For 2011 there are new data in current values for goods A and B and for the volume link indexes. It is important to note that these link indexes relate 2011 to 2010, the previous year, and not to 2009, the original year. In a similar manner as before the Laspeyres volume index for 2011 is 96.6. This index gives the change in 2011 with respect to 2010 for the aggregate (i.e. 2010 = 100). In part 1 we discussed briefly the technique of “chaining” the two indexes, as in the following formula:

q(2011,2009) = q2011,2010) . q(2010,2009) / 100 = 96.6 . 104.3 = 100.7

Alternatively, we can set up the Laspeyres procedure with weights for 2009. In this case we must chain the individual link indexes for A and B and obtain the constant price estimates in 2011 in 2009 prices. The following table gives the details of this calculation.

In this table the chained index for A is 103 . 102 = 105.1. Applying this to the current value in 2009 we obtain the constant price value (value in prices 2009) in 2011 of 105.1.

Note that this Laspeyres index, with weights from 2009, is different from the index we obtained by chain linking the Laspeyres indexes in table 3 (100.8 versus 100.7). For both indexes we have “2009 = 100”, i.e. the reference year 2009 is the same. But in the second calculation the year of the weights (which is called the base year) is 2009 for both the 2010 and the 2011 indexes, whereas in the original calculation the base year is the previous year. I.e. for the 2010 calculation the base year is 2009 and for the 2011 calculation the base year is 2010. Both options for calculating the q2011,2009 index are possible. An advantage of the “fixed base year” approach (100.8) is that the weights are fixed so that the overall volume change consists of true volume changes (here construed as quantity changes) in the underlying “basket” of goods, where the relative importance of each item in the basket is fixed. However, with the passage of time these weights run the risk of becoming outdated. The advantage of the other “previous year base year” chain linking approach (100.7) is that the weights are always kept up-to-date, since they come from the previous year.

Non-additivity

We now have a practical method to calculate volume indexes for aggregates based on volume link indexes for the individual items that make up the aggregate. For these “elementary” items (such as A and B in the above examples) we can calculate implicit price indexes if the volume indexes are known. The reverse is also possible (and in fact recommended as we will discuss later): one can collect price indexes for elementary items and – using the deflation method – deflate the current values for the second period to come to constant price estimates. Implicit volume indexes can then be calculated; these implicit volume indexes are then the basis for the usual Laspeyres calculation of the aggregate volume index. So for the elementary items of the aggregate we either use volume indexes and apply the extrapolation method or we use price indexes and use the deflation method. In both cases the volume index for the aggregate is calculated according to the Laspeyres formula (preferably the chain linked version). Finally, the price index for the aggregate is calculated as implicit index, automatically being – as we have seen – of the Paasche index type.

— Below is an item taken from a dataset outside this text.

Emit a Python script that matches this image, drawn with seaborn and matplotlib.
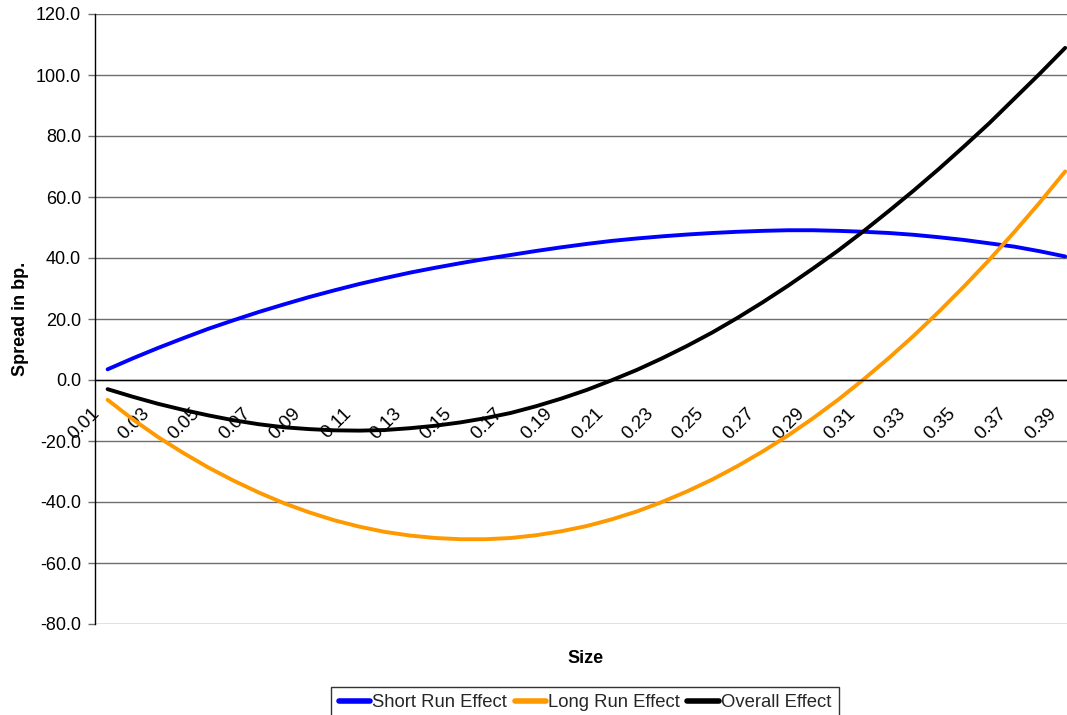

There is one draw-back to this procedure, which can be illustrated in the following table with the example data used earlier.

Based on the individual volume indexes for A and B we calculate as before the Laspeyres index for the aggregate for 2010 (104.3) and for 2011 (the chained version, 100.7). We then apply these volume indexes to the current value total for 2009 (300) to obtain the constant price total in 2010 (313) and 2011 (302.2). However, adding up the constant price estimates in 2011 for A (105.1) and for B (197.4) gives us 302.5, which is different. This is the problem of “non-additivity”. It is important to remember that the value 302.2 is correct, based on the volume index for the aggregate. The fact that the individual constant price values do not add up to this total should be taken as a necessary negative side effect of this method. Data should be published with the non-additivity in place, with a suitable explanation to users as to why this is so. The data should not be modified to salvage additivity. Note that for 2010 the problem will not appear, since the Laspeyres volume index 104.3 is constructed in such a way that the constant value estimate for the total (313) is exactly equal to the individual constant value estimates for A (103) and for B (210).

Summary

For individual goods and services with well defined prices, value changes can be decomposed into quantity changes and price changes; for aggregated groupings of goods and services value changes can be decomposed into volume changes and price changes;
When measuring these changes with indexes, we can multiply volume (quantity) indexes with price indexes and obtain value indexes;
National accounts data usually pertain to aggregated data (e.g. output, intermediate consumption and value added by ISIC categories; even 4-digit ISIC groups consists of many different activities, producing different goods and services); some of these aggregates are taken as “elementary”, i.e. they are not sums of still smaller items; and some are totals of elementary items (e.g. the ISIC 2-digit division totals of ISIC 4-digit group items);
There are two methods for obtaining constant price estimates of a national accounts aggregates, based on given indexes for elementary items: extrapolation method (needed: current values of the previous year and volume link indexes), deflation method (needed: current values of the current year and price link indexes);
Whatever method is used, the other index for the elementary item can be calculated as an implicit index (extrapolation method: implicit price index; deflation method: implicit volume index);
The core part of the national accounts calculation is the derivation of the Laspeyres index for the aggregate of the elementary items (e.g. GDP as the aggregate of ISIC section value added contributions and net taxes); both fixed base year and chain-linked versions are possible; chain-linking is usually preferred;
A draw-back of the chain-linked Laspeyres volume index for the aggregate is that the constant price estimates for the elementary items may not add up to the constant price estimate for the aggregate (problem of non-additivity).